# GOAL
Leave out the pictures and repeat the data exactly.

Start

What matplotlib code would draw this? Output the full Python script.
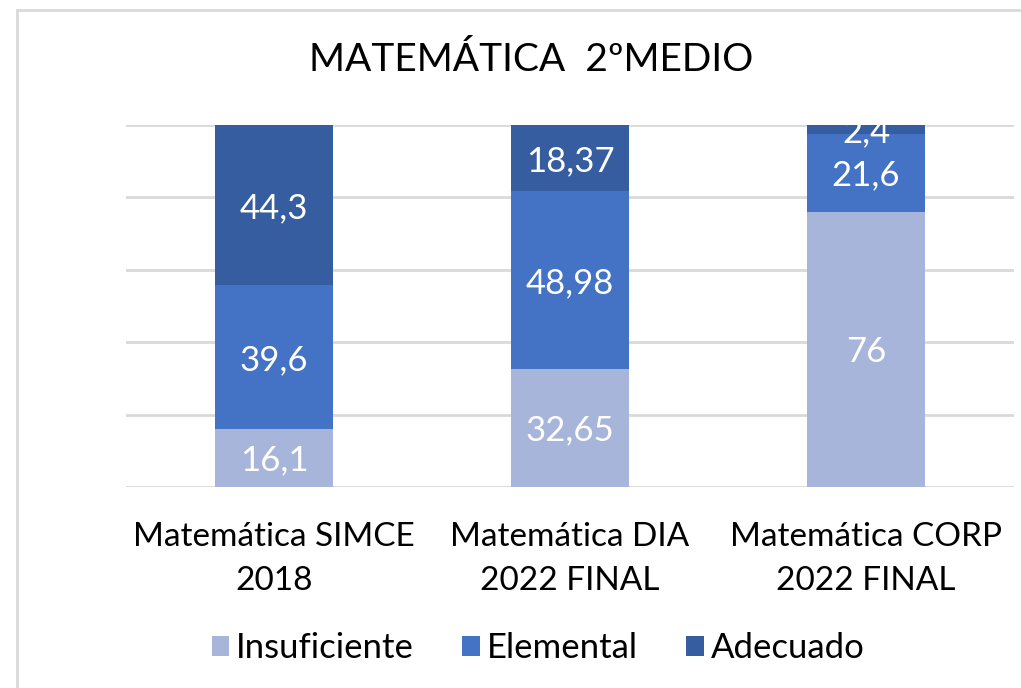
import matplotlib.pyplot as plt
import numpy as np
from matplotlib.lines import Line2D

# Data (percentages)
categories = ['Matemática SIMCE\n2018', 'Matemática DIA\n2022 FINAL', 'Matemática CORP\n2022 FINAL']
series_names = ['Insuficiente', 'Elemental', 'Adecuado']
insuficiente = [16.1, 32.65, 76]
elemental = [39.6, 48.98, 21.6]
adecuado = [44.3, 18.37, 2.4]
value_labels = [['16,1', '32,65', '76'], ['39,6', '48,98', '21,6'], ['44,3', '18,37', '2,4']]

colors = ['#A7B5DA', '#4472C4', '#355D9F']

plt.rcParams['font.family'] = ['Lato', 'DejaVu Sans']

fig = plt.figure(figsize=(10.21, 6.88), dpi=100)
ax = fig.add_axes([126 / 1021, 201 / 688, (1014 - 126) / 1021, (487 - 125) / 688])

x = np.arange(len(categories))
bottom = np.zeros(len(categories))
for vals, name, col, labs in zip([insuficiente, elemental, adecuado], series_names, colors, value_labels):
    vals = np.array(vals)
    ax.bar(x, vals, width=0.4, bottom=bottom, color=col, label=name, zorder=2)
    for xi, b, v, lab in zip(x, bottom, vals, labs):
        ax.annotate(lab, (xi, b + v / 2), xytext=(0, -2), textcoords='offset points',
                    ha='center', va='center', color='white', fontsize=25,
                    annotation_clip=False, clip_on=True, zorder=3)
    bottom = bottom + vals

ax.set_xlim(-0.5, 2.5)
ax.set_ylim(0, 100)
ax.set_yticks([0, 20, 40, 60, 80, 100])
ax.yaxis.grid(True, color='#D9D9D9', linewidth=2, zorder=0)
ax.tick_params(axis='y', left=False, labelleft=False)
ax.tick_params(axis='x', bottom=False, labelsize=24, pad=22)
ax.set_xticks(x)
ax.set_xticklabels(categories, linespacing=1.55)
for s in ax.spines.values():
    s.set_visible(False)

fig.text(531 / 1021, 1 - 60 / 688, 'MATEMÁTICA  2ºMEDIO', ha='center', va='center', fontsize=28)

leg = fig.legend(loc='center', bbox_to_anchor=(538 / 1021, 1 - 648 / 688), ncol=3, frameon=False,
                 fontsize=25, handlelength=0.5, handleheight=0.5, handletextpad=0.2,
                 columnspacing=1.4)

# light grey chart-area border (only top and left edges fall inside the picture)
fig.add_artist(Line2D([17 / 1021, 17 / 1021], [0, 1 - 10 / 688], transform=fig.transFigure,
                      color='#D9D9D9', linewidth=2))
fig.add_artist(Line2D([17 / 1021, 1], [1 - 10 / 688, 1 - 10 / 688], transform=fig.transFigure,
                      color='#D9D9D9', linewidth=2))

fig.savefig('out.png', dpi=100)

End

# RESULT OF THIS EXERCISE
What matplotlib code would draw this? Output the full Python script.
import matplotlib.pyplot as plt
import numpy as np
from matplotlib.lines import Line2D

# Data (percentages)
categories = ['Matemática SIMCE\n2018', 'Matemática DIA\n2022 FINAL', 'Matemática CORP\n2022 FINAL']
series_names = ['Insuficiente', 'Elemental', 'Adecuado']
insuficiente = [16.1, 32.65, 76]
elemental = [39.6, 48.98, 21.6]
adecuado = [44.3, 18.37, 2.4]
value_labels = [['16,1', '32,65', '76'], ['39,6', '48,98', '21,6'], ['44,3', '18,37', '2,4']]

colors = ['#A7B5DA', '#4472C4', '#355D9F']

plt.rcParams['font.family'] = ['Lato', 'DejaVu Sans']

fig = plt.figure(figsize=(10.21, 6.88), dpi=100)
ax = fig.add_axes([126 / 1021, 201 / 688, (1014 - 126) / 1021, (487 - 125) / 688])

x = np.arange(len(categories))
bottom = np.zeros(len(categories))
for vals, name, col, labs in zip([insuficiente, elemental, adecuado], series_names, colors, value_labels):
    vals = np.array(vals)
    ax.bar(x, vals, width=0.4, bottom=bottom, color=col, label=name, zorder=2)
    for xi, b, v, lab in zip(x, bottom, vals, labs):
        ax.annotate(lab, (xi, b + v / 2), xytext=(0, -2), textcoords='offset points',
                    ha='center', va='center', color='white', fontsize=25,
                    annotation_clip=False, clip_on=True, zorder=3)
    bottom = bottom + vals

ax.set_xlim(-0.5, 2.5)
ax.set_ylim(0, 100)
ax.set_yticks([0, 20, 40, 60, 80, 100])
ax.yaxis.grid(True, color='#D9D9D9', linewidth=2, zorder=0)
ax.tick_params(axis='y', left=False, labelleft=False)
ax.tick_params(axis='x', bottom=False, labelsize=24, pad=22)
ax.set_xticks(x)
ax.set_xticklabels(categories, linespacing=1.55)
for s in ax.spines.values():
    s.set_visible(False)

fig.text(531 / 1021, 1 - 60 / 688, 'MATEMÁTICA  2ºMEDIO', ha='center', va='center', fontsize=28)

leg = fig.legend(loc='center', bbox_to_anchor=(538 / 1021, 1 - 648 / 688), ncol=3, frameon=False,
                 fontsize=25, handlelength=0.5, handleheight=0.5, handletextpad=0.2,
                 columnspacing=1.4)

# light grey chart-area border (only top and left edges fall inside the picture)
fig.add_artist(Line2D([17 / 1021, 17 / 1021], [0, 1 - 10 / 688], transform=fig.transFigure,
                      color='#D9D9D9', linewidth=2))
fig.add_artist(Line2D([17 / 1021, 1], [1 - 10 / 688, 1 - 10 / 688], transform=fig.transFigure,
                      color='#D9D9D9', linewidth=2))

fig.savefig('out.png', dpi=100)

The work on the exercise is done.